In order to leave school when most other college students do, students would have to give up some holidays as well as the luxurious two-week reading period, according to Law. "Any change in the current system would condense the semesters and make things more difficult for the students," she says.

Harvard's system is unusual, but not unique. There are still some schools--Princeton and New York University (NYU) among them--that have not changed over to the now-customary exam schedule.

Academic calendars became the subject of heated controversy on many campuses in the late 1960s and 1970s because students and faculty had conflicting views on what the best exam system was, says Columbia University Registrar Zeita-Marion Lobley.

Students usually wanted longer vacation breaks, while faculty members wanted the conventional system because it was better aligned with early September research deadlines and professional meetings, Lobley says.

In recent years, often after much debate, many colleges have changed to the new system, in which the fall term begins right after Labor Day and ends with exams before Christmas.

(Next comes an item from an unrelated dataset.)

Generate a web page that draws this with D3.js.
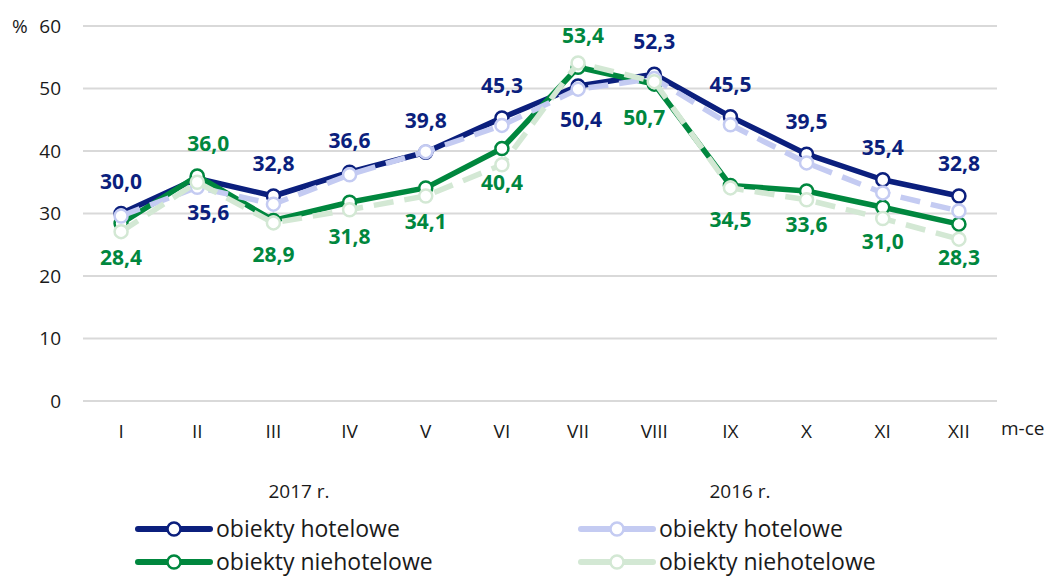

Typically, students under the new system have almost a month of winter vacation. They return to class in late January or early February for a spring semester without a long reading period ending in early May.

Brown, Columbia, Cornell, and Yale are among the Ivies that have changed to the new system. Other colleges, such as Dartmouth and Stanford, have instituted unusual trimester or quarters systems very different from the traditional calendar.

Administrators at colleges that have switched their calendar often sav that students and faculty have expressed satisfaction with the move. Others, however, say the new system has engendered mixed feelings among students who have felt more stress in the condensed academic year.